▸ What is being asked:
Copy all of the material word for word, except for the pictures.

▸ Dataset excerpt:
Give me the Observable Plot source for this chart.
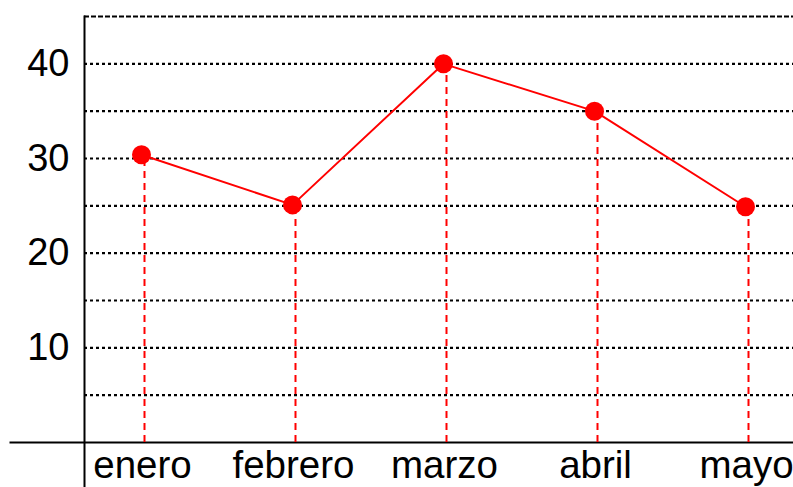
<!DOCTYPE html>
<html>
<head>
<meta charset="utf-8">
<script src="https://cdn.jsdelivr.net/npm/d3@7"></script>
<script src="https://cdn.jsdelivr.net/npm/@observablehq/plot@0.6"></script>
<style>
  html, body { margin: 0; padding: 0; background: white; }
</style>
</head>
<body>
<div id="chart"></div>
<script>
const months = ["enero", "febrero", "marzo", "abril", "mayo"];
const values = [30.4, 25.1, 40, 35, 24.9];
const gridTicks = [5, 10, 15, 20, 25, 30, 35, 40];
const topTick = [45];
const yLabels = [10, 20, 30, 40];

const data = months.map((m, i) => ({month: m, value: values[i]}));

const chart = Plot.plot({
  width: 793,
  height: 487,
  marginLeft: 84,
  marginRight: 0,
  marginTop: 16,
  marginBottom: 45,
  style: {fontFamily: "'Liberation Sans', Arial, sans-serif", background: "white", overflow: "visible", color: "black"},
  x: {type: "point", domain: months, range: [140, 745], padding: 0},
  y: {domain: [0, 45]},
  marks: [
    Plot.ruleY(gridTicks, {stroke: "black", strokeWidth: 2.2, strokeDasharray: "3,3"}),
    Plot.ruleY(topTick, {stroke: "black", strokeWidth: 2.2, strokeDasharray: "5,2"}),
    Plot.frame({anchor: "left", stroke: "black", strokeWidth: 2, insetBottom: -45}),
    Plot.frame({anchor: "bottom", stroke: "black", strokeWidth: 2, insetLeft: -74}),
    Plot.axisY(yLabels, {tickSize: 0, tickPadding: 15, fontSize: 38, label: null}),
    Plot.axisX({tickSize: 0, tickPadding: 8, fontSize: 38.5, label: null, dx: 1}),
    Plot.ruleX(data, {x: "month", y1: 0, y2: "value", stroke: "red", strokeWidth: 2, strokeDasharray: "7,5", dx: 3}),
    Plot.line(data, {x: "month", y: "value", stroke: "red", strokeWidth: 2}),
    Plot.dot(data, {x: "month", y: "value", r: 9.5, fill: "red"})
  ]
});
document.getElementById("chart").appendChild(chart);
</script>
</body>
</html>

▸ Answer to this task:
Give me the Observable Plot source for this chart.
<!DOCTYPE html>
<html>
<head>
<meta charset="utf-8">
<script src="https://cdn.jsdelivr.net/npm/d3@7"></script>
<script src="https://cdn.jsdelivr.net/npm/@observablehq/plot@0.6"></script>
<style>
  html, body { margin: 0; padding: 0; background: white; }
</style>
</head>
<body>
<div id="chart"></div>
<script>
const months = ["enero", "febrero", "marzo", "abril", "mayo"];
const values = [30.4, 25.1, 40, 35, 24.9];
const gridTicks = [5, 10, 15, 20, 25, 30, 35, 40];
const topTick = [45];
const yLabels = [10, 20, 30, 40];

const data = months.map((m, i) => ({month: m, value: values[i]}));

const chart = Plot.plot({
  width: 793,
  height: 487,
  marginLeft: 84,
  marginRight: 0,
  marginTop: 16,
  marginBottom: 45,
  style: {fontFamily: "'Liberation Sans', Arial, sans-serif", background: "white", overflow: "visible", color: "black"},
  x: {type: "point", domain: months, range: [140, 745], padding: 0},
  y: {domain: [0, 45]},
  marks: [
    Plot.ruleY(gridTicks, {stroke: "black", strokeWidth: 2.2, strokeDasharray: "3,3"}),
    Plot.ruleY(topTick, {stroke: "black", strokeWidth: 2.2, strokeDasharray: "5,2"}),
    Plot.frame({anchor: "left", stroke: "black", strokeWidth: 2, insetBottom: -45}),
    Plot.frame({anchor: "bottom", stroke: "black", strokeWidth: 2, insetLeft: -74}),
    Plot.axisY(yLabels, {tickSize: 0, tickPadding: 15, fontSize: 38, label: null}),
    Plot.axisX({tickSize: 0, tickPadding: 8, fontSize: 38.5, label: null, dx: 1}),
    Plot.ruleX(data, {x: "month", y1: 0, y2: "value", stroke: "red", strokeWidth: 2, strokeDasharray: "7,5", dx: 3}),
    Plot.line(data, {x: "month", y: "value", stroke: "red", strokeWidth: 2}),
    Plot.dot(data, {x: "month", y: "value", r: 9.5, fill: "red"})
  ]
});
document.getElementById("chart").appendChild(chart);
</script>
</body>
</html>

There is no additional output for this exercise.